The year 2020 has been a Dark Night for so many people in many ways: Material, Spiritual, Mental, Emotional, Social. Since it is coming to an end today, I thought I would reflect on the very first time in my life of faith that I remember encountering a "Dark Night" of faith.
In my early Journey with Christ, I experienced the “second watch” of John of the Cross’ “Dark Night of the Soul” (although I did not know it at the time). As John details, the First watch is the darkness of sense and desire, fasting from what satisfies the senses, and falling into the darkness of hunger and thirst and yearning. The Second watch: The darkness of faith, of leaping from the bright deceptions of the world into the deeper Truth unknown to us. The Third watch: Union with the God who transcends all knowledge and categories, the Ground and Abyss of Reality. The darkness of this third watch comes from the blinding brilliance of the Light of God.

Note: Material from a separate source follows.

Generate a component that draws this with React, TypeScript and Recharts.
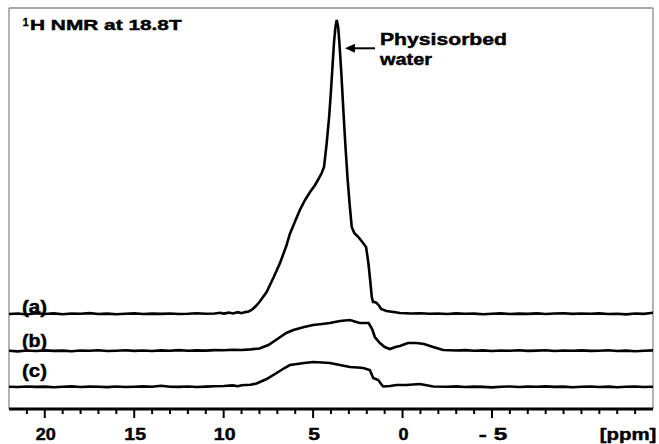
import React from 'react';
import { LineChart, Line, XAxis, YAxis, ReferenceLine } from 'recharts';

// chemical shift (ppm) vs. intensity for the three spectra
const traceA: [number, number][] = [
  [22, 0], [21.5, 0.5], [21, -0.5], [20.5, 0.8], [20, 0], [19.5, 0.6], [19, -0.3], [18.5, 0.5], [18, 0.2],
  [17.5, 0.9], [17, 0], [16.5, 0.4], [16, -0.2], [15.5, 0.3], [15, 0.6], [14.5, 0], [14, 0.4], [13.5, 0.1],
  [13, 0.5], [12.5, 0], [12, 0.3], [11.5, 0.8], [11, 0.2], [10.5, 0.5], [10.2, 1.2], [10, 0.4], [9.7, 1.4],
  [9.5, 0.6], [9.2, 1.8], [9, 0.8], [8.8, 1.9], [8.6, 2.5], [8.4, 4.5], [8.2, 8], [8, 12], [7.6, 22],
  [7.2, 37], [6.85, 51], [6.5, 68], [6.3, 80], [6.0, 93], [5.74, 104], [5.45, 114], [5.17, 122], [4.89, 129],
  [4.7, 135], [4.52, 141], [4.39, 147], [4.24, 171], [4.1, 198], [4.01, 221], [3.9, 252], [3.83, 272],
  [3.75, 287], [3.68, 294], [3.6, 287], [3.53, 271], [3.42, 240], [3.31, 204], [3.2, 170], [3.08, 137],
  [2.96, 110], [2.84, 87], [2.7, 81], [2.47, 77], [2.25, 72], [2.04, 67], [1.91, 51], [1.8, 32], [1.72, 17],
  [1.65, 12], [1.55, 12], [1.45, 11], [1.3, 8], [1.2, 5], [0.9, 3], [0.5, 2], [0.15, 1], [-0.5, 0.5],
  [-1, 0.8], [-1.5, 0.2], [-2, 0.5], [-2.5, 0], [-3, 0.6], [-3.5, 0.2], [-4, 0.4], [-4.5, -0.3], [-5, 0.2],
  [-5.5, 0.6], [-6, 0], [-6.5, 0.4], [-7, 0.1], [-7.5, 0.6], [-8, 0], [-8.5, 0.5], [-9, 0.8], [-9.5, 0.1],
  [-10, 0.5], [-10.5, 0.2], [-11, 0.6], [-11.5, 0], [-12, 0.3], [-12.5, -0.4], [-13, 0.5], [-13.5, 0.1],
  [-14, 1.2],
];

const traceB: [number, number][] = [
  [22, 0.3], [21.5, -0.4], [21, 0.5], [20.5, 0], [20, 0.6], [19.5, 0.1], [19, 0.4], [18.5, -0.3], [18, 0.5],
  [17.5, 0.2], [17, 0.8], [16.5, 0], [16, 0.3], [15.5, 0.7], [15, 0.1], [14.5, 0.5], [14, 0], [13.5, 0.6],
  [13, 0.3], [12.5, 0.9], [12, 0.2], [11.5, 0.6], [11, 0.4], [10.5, 0.9], [10, 0.7], [9.5, 1.2], [9, 1.0],
  [8.5, 1.6], [8.0, 2.5], [7.5, 6], [7.0, 12], [6.5, 18], [6.1, 21], [5.5, 24], [5.0, 26], [4.5, 27],
  [4.06, 28], [3.5, 30], [2.94, 31], [2.4, 28], [1.9, 28], [1.7, 22], [1.55, 14], [1.27, 8], [1.0, 4],
  [0.71, 2], [0.4, 4], [0.15, 5], [-0.3, 8], [-0.78, 8], [-1.2, 7], [-1.71, 4], [-2.27, 1], [-3, 0.5],
  [-3.5, 0.9], [-4, 0.2], [-4.5, 0.6], [-5, 0], [-5.5, 0.5], [-6, 0.3], [-6.5, 0.8], [-7, 0.1], [-7.5, 0.4],
  [-8, 0.7], [-8.5, 0], [-9, 0.5], [-9.5, 0.2], [-10, 0.6], [-10.5, 0.1], [-11, 0.3], [-11.5, 0.7], [-12, 0],
  [-12.5, 0.4], [-13, -0.3], [-13.5, 0.2], [-14, 0.6],
];

const traceC: [number, number][] = [
  [22, 0.2], [21.5, 0], [21, 0.5], [20.5, 0.1], [20, 0.4], [19.5, -0.2], [19, 0.3], [18.5, 0.6], [18, 0],
  [17.5, 0.4], [17, 0.2], [16.5, -0.1], [16, 0.5], [15.5, 0], [15, 0.3], [14.5, 0.6], [14, 0.2], [13.5, 1.3],
  [13, 0.3], [12.5, 0.1], [12, 0.5], [11.5, 0], [11, 0.4], [10.5, 0.8], [10, 1.0], [9.5, 1.6], [9.2, 0.8],
  [9, 1.8], [8.5, 2.2], [8.16, 3.5], [7.6, 8], [7.04, 14], [6.6, 19], [6.3, 22], [5.5, 24], [5.0, 25],
  [4.5, 24.5], [4.06, 24], [3.5, 22], [2.94, 20], [2.5, 19.5], [2.2, 19], [1.83, 17], [1.64, 9], [1.36, 7],
  [1.2, 3], [1.08, 0.5], [0.7, 1], [0.34, 2], [-0.2, 2], [-0.97, 3], [-1.71, 0.5], [-2.5, 0.2], [-3, 0.6],
  [-3.5, 0], [-4, 0.4], [-4.5, 0.1], [-5, -0.4], [-5.5, 0.3], [-6, 0.5], [-6.5, 0], [-7, 0.4], [-7.5, 0.2],
  [-8, 0.6], [-8.5, 0.1], [-9, 0.4], [-9.5, -0.2], [-10, 0.3], [-10.5, 0.5], [-11, 0], [-11.5, 0.4],
  [-12, -0.3], [-12.5, 0.2], [-13, 0.5], [-13.5, 0], [-14, 0.2],
];

// vertical stacking offsets of the spectra
const offsets = { a: 73, b: 36, c: 0 };

const tickValues: number[] = [];
for (let v = -13; v <= 21; v++) tickValues.push(v);
const majorTicks = [20, 15, 10, 5, 0, -5];
const tickLabels: Record<number, string> = { 20: '20', 15: '15', 10: '10', 5: '5', 0: '0', [-5]: '- 5' };
const labelWidths: Record<number, number> = { 20: 20, 15: 21.7, 10: 21.7, 5: 11.7, 0: 10, [-5]: 28.3 };

const FONT = '"Liberation Sans", Arial, Helvetica, sans-serif';

const toRows = (t: [number, number][], off: number) => t.map(([x, y]) => ({ x, y: y + off }));

const dataA = toRows(traceA, offsets.a);
const dataB = toRows(traceB, offsets.b);
const dataC = toRows(traceC, offsets.c);

const heavy = { stroke: '#000', strokeWidth: 0.45 };

const Tick = (props: any) => {
  const { x, y, payload } = props;
  const v = payload.value;
  const major = majorTicks.includes(v);
  return (
    <g>
      <line x1={x} x2={x} y1={y} y2={y + (major ? 9 : 5)} stroke="#000" strokeWidth={2} />
      {major && (
        <text
          x={x + 1}
          y={y + 31}
          textAnchor="middle"
          fontFamily={FONT}
          fontWeight="bold"
          fontSize={16.5}
          fill="#000"
          {...heavy}
          textLength={labelWidths[v]}
          lengthAdjust="spacingAndGlyphs"
        >
          {tickLabels[v]}
        </text>
      )}
    </g>
  );
};

const PpmLabel = (props: any) => {
  const vb = props.viewBox || { x: 9, y: 409, width: 644 };
  return (
    <text
      x={vb.x + vb.width - 25}
      y={vb.y + 31}
      textAnchor="middle"
      fontFamily={FONT}
      fontWeight="bold"
      fontSize={16.5}
      fill="#000"
      {...heavy}
      textLength={56.7}
      lengthAdjust="spacingAndGlyphs"
    >
      [ppm]
    </text>
  );
};

export default function App() {
  const txt = { fontFamily: FONT, fontWeight: 'bold' as const, fill: '#000', ...heavy };
  return (
    <div style={{ position: 'absolute', left: 0, top: 0, width: 659, height: 444, background: '#fff' }}>
      <LineChart width={659} height={444} margin={{ top: 8, right: 6, bottom: 0, left: 9 }}>
        <XAxis
          dataKey="x"
          type="number"
          domain={[-14, 22]}
          reversed
          allowDataOverflow
          ticks={tickValues}
          interval={0}
          height={35}
          tickSize={0}
          tickMargin={0}
          tickLine={false}
          axisLine={{ stroke: '#000', strokeWidth: 3 }}
          tick={<Tick />}
          label={<PpmLabel />}
        />
        <YAxis type="number" domain={[-22, 379]} hide allowDataOverflow />
        <ReferenceLine x={22} stroke="#8a8a8a" strokeWidth={1.3} />
        <ReferenceLine x={-14} stroke="#8a8a8a" strokeWidth={1.3} />
        <ReferenceLine y={379} stroke="#8a8a8a" strokeWidth={1.3} />
        <Line data={dataC} dataKey="y" stroke="#000" strokeWidth={2.6} dot={false} isAnimationActive={false} type="linear" />
        <Line data={dataB} dataKey="y" stroke="#000" strokeWidth={2.6} dot={false} isAnimationActive={false} type="linear" />
        <Line data={dataA} dataKey="y" stroke="#000" strokeWidth={2.6} dot={false} isAnimationActive={false} type="linear" />
      </LineChart>
      <svg width={659} height={444} style={{ position: 'absolute', left: 0, top: 0, pointerEvents: 'none' }}>
        <text x={22.7} y={25.5} fontSize={10.5} {...txt}>1</text>
        <text x={30} y={29.5} fontSize={15.5} textLength={151.7} lengthAdjust="spacingAndGlyphs" {...txt}>
          H NMR at 18.8T
        </text>
        <text x={380} y={45} fontSize={16.5} textLength={127} lengthAdjust="spacingAndGlyphs" {...txt}>
          Physisorbed
        </text>
        <text x={380} y={65} fontSize={16.5} textLength={52} lengthAdjust="spacingAndGlyphs" {...txt}>
          water
        </text>
        <line x1={354} y1={48.3} x2={375} y2={48.3} stroke="#000" strokeWidth={2} />
        <polygon points="345,48.3 355,43.8 355,52.8" fill="#000" />
        <text x={22} y={313} fontSize={17.5} textLength={25} lengthAdjust="spacingAndGlyphs" {...txt}>(a)</text>
        <text x={22} y={347} fontSize={17.5} textLength={25} lengthAdjust="spacingAndGlyphs" {...txt}>(b)</text>
        <text x={22} y={377} fontSize={17.5} textLength={25} lengthAdjust="spacingAndGlyphs" {...txt}>(c)</text>
      </svg>
    </div>
  );
}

Just as our physical eyes are blinded and sight is darkened In my staring directly into the noonday sun, so also our spiritual and mental eyes are blinded and all else is darkened from staring directly at the uncreated Light of God.
In my Journey with Jesus I have experienced each of these watches many times in sickness and dryness and crisis of various types. But this is the first time since my conversion to Christ in 1992 that I can remember experiencing a dark night of the soul. Here is how it came about:
Once on the night shift, as a social worker in the living room of Sheltering Arms youth shelter circa 1994, I was reading a book of simplistic rationalist evangelical apologetics by Josh McDowell or Norm Geisler. The cold logic and simplicity of the "proofs" of Christianity overcame me and I prayed to God: “How can people reject faith? The evidence is overwhelming! Any right thinking person would be convinced by this without doubt. Only the willfully ignorant and truth denying would reject the Christian faith!”

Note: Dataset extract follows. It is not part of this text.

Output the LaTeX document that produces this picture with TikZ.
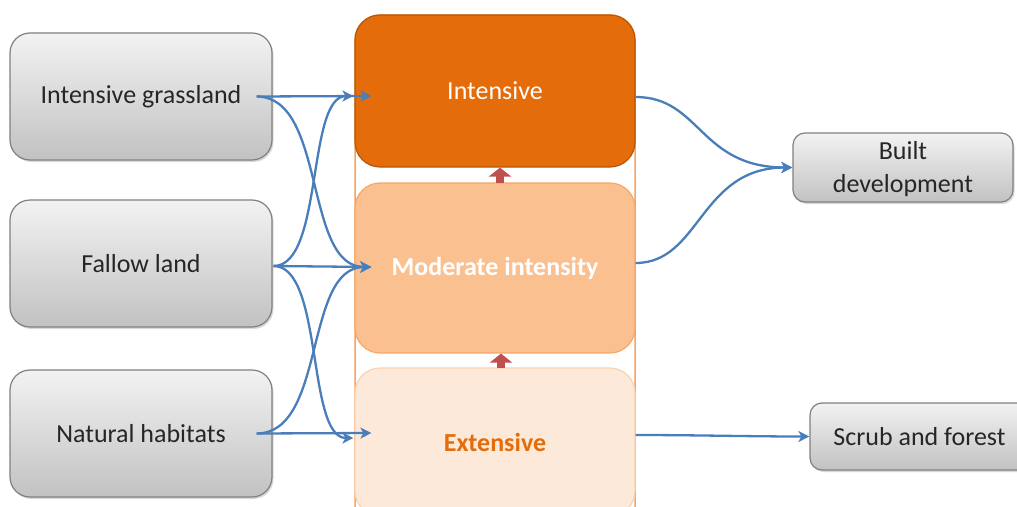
\documentclass[tikz,border=0pt]{standalone}
\usepackage{fontspec}
\setmainfont{Carlito}
\usetikzlibrary{arrows.meta,shadows,calc}
\definecolor{blueline}{HTML}{4A7EBB}
\definecolor{darkorange}{HTML}{E46C0A}
\definecolor{darkorangeedge}{HTML}{B65708}
\definecolor{midorange}{HTML}{FAC090}
\definecolor{midorangeedge}{HTML}{F5A868}
\definecolor{lightorange}{HTML}{FDE9D9}
\definecolor{lightorangeedge}{HTML}{FBD2B0}
\definecolor{frameorange}{HTML}{F7A25E}
\definecolor{redarrow}{HTML}{C0504D}
\definecolor{redarrowedge}{HTML}{943634}
\definecolor{textgray}{HTML}{262626}
\begin{document}
\begin{tikzpicture}[x=1pt,y=-1pt,
  bigfont/.style={font=\fontsize{26}{33}\selectfont},
  graybox/.style={draw=black!50, line width=1.2pt, rounded corners=20pt,
    top color=black!5, bottom color=black!24, text=textgray, bigfont,
    minimum width=262pt, minimum height=127pt, inner sep=0pt,
    drop shadow={shadow xshift=1.5pt, shadow yshift=-2pt, opacity=0.3}},
  smallgray/.style={graybox, rounded corners=12pt, minimum height=68pt, align=center},
  levelbox/.style={rounded corners=25pt, line width=1.2pt, minimum width=280pt,
    inner sep=0pt, bigfont},
  conn/.style={draw=blueline, line width=2.3pt, -{Stealth[length=11pt,width=11pt,inset=3pt]}},
  uparrow/.style={draw=redarrow, line width=8pt, -{Triangle[length=9pt,width=22pt]}}
]
\useasboundingbox (0,0) rectangle (1017,506);
% frame behind the levels
\draw[frameorange, line width=1.5pt, rounded corners=25pt] (355,15) rectangle (635,540);
% levels
\node[levelbox, fill=darkorange, draw=darkorangeedge, text=white, minimum height=152pt] (I) at (495,91) {Intensive};
\node[levelbox, fill=midorange, draw=midorangeedge, text=white, minimum height=170pt, font=\fontsize{26}{33}\selectfont\bfseries] (M) at (495,268) {Moderate intensity};
\node[levelbox, fill=lightorange, draw=lightorangeedge, text=darkorange, minimum height=148pt, font=\fontsize{26}{33}\selectfont\bfseries] (E) at (495,442) {Extensive};
% up arrows between levels
\draw[uparrow] ($(M.north)+(5,1)$) -- ($(I.south)+(5,0)$);
\draw[uparrow] ($(E.north)+(6,1)$) -- ($(M.south)+(6,0)$);
% left boxes
\node[graybox] (g) at (141,96.5) {Intensive grassland};
\node[graybox] (f) at (141,263.5) {Fallow land};
\node[graybox] (n) at (141,433.5) {Natural habitats};
% right boxes
\node[smallgray, minimum width=220pt, minimum height=69pt, text depth=2pt] (B) at (903,167.5) {Built\\development};
\node[smallgray, minimum width=219pt, minimum height=67pt] (S) at (919.5,436.5) {Scrub and forest};
% left connectors
\draw[conn] ($(g.east)+(-16,0)$) -- ($(I.west)+(17,5)$);
\draw[conn] ($(g.east)+(-16,0)$) .. controls +(70,0) and +(-68,0) .. ($(M.west)+(17,-1)$);
\draw[conn] ($(f.east)+(1,2.5)$) .. controls +(50,0) and +(-47,0) .. ($(I.west)+(-1,5)$);
\draw[conn] ($(f.east)+(1,2.5)$) -- ($(M.west)+(17,-1)$);
\draw[conn] ($(f.east)+(1,2.5)$) .. controls +(50,0) and +(-47,0) .. ($(E.west)+(-1,-4)$);
\draw[conn] ($(n.east)+(-16,0)$) .. controls +(70,0) and +(-68,0) .. ($(M.west)+(17,-1)$);
\draw[conn] ($(n.east)+(-16,0)$) -- ($(E.west)+(17,-9)$);
% right connectors
\draw[conn] ($(I.east)+(0,6)$) .. controls +(65,0) and +(-93,0) .. (B.west);
\draw[conn] ($(M.east)+(0,-5)$) .. controls +(65,0) and +(-93,0) .. (B.west);
\draw[conn] ($(E.east)+(0,-7)$) .. controls +(60,0) and +(-60,0) .. (S.west);
\end{tikzpicture}
\end{document}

After this prayer, I almost immediately lost the subjective certitude of my faith for the next three days. My belief became intellectually arid. A dry skeleton devoid of muscle and blood and tissue and vitality. I rehearsed and re-rehearsed the proofs and evidence that struck me as so intellectually and spiritually satisfying the day before. No living water seeped into my dry husk of a soul. I could not feel my faith, and the whole of Christianity became a set of dead facts rattling around in my head, like knowledge of dead empires and deceased rulers.
On the third day— I am sure this is no accident— the subjective vitality of faith resurrected again within me and arose within my consciousness to enliven the Way of Christ again. And the unheard, yet still small Voice within, spoke to me in the impressions of my thoughts:
Never forget that faith is a gift of grace, and not the result of the works of intellectual labor or creative genius. These may pave the way for the Spirit to move more effectively and remove barriers to belief, but they do not cause the life giving vitality of the Spirit to work. This is all the Spirit’s activity. The best we can do is clean the conduit for Living Water to flow, but we do not contain or constrain that Water within us. Grace, grace. All is grace.
Remember also that knowledge about Christ and the events of God’s action in History is NOT the same as knowing Christ relationally and personally and passionately and subjectively. Endlessly collecting knowledge about someone without knowing them personally makes you a stalker, not a lover or a friend. To be a lover of God or a friend of Christ, our knowledge— however meager or vast it may be— has to be oriented to loving and living with and in Christ’s Spirit. Without relationship, knowledge is a curse rather than a blessing.
Such is my first experience of the dark night and the resurrection of faith that Christ will eventually work in all of us.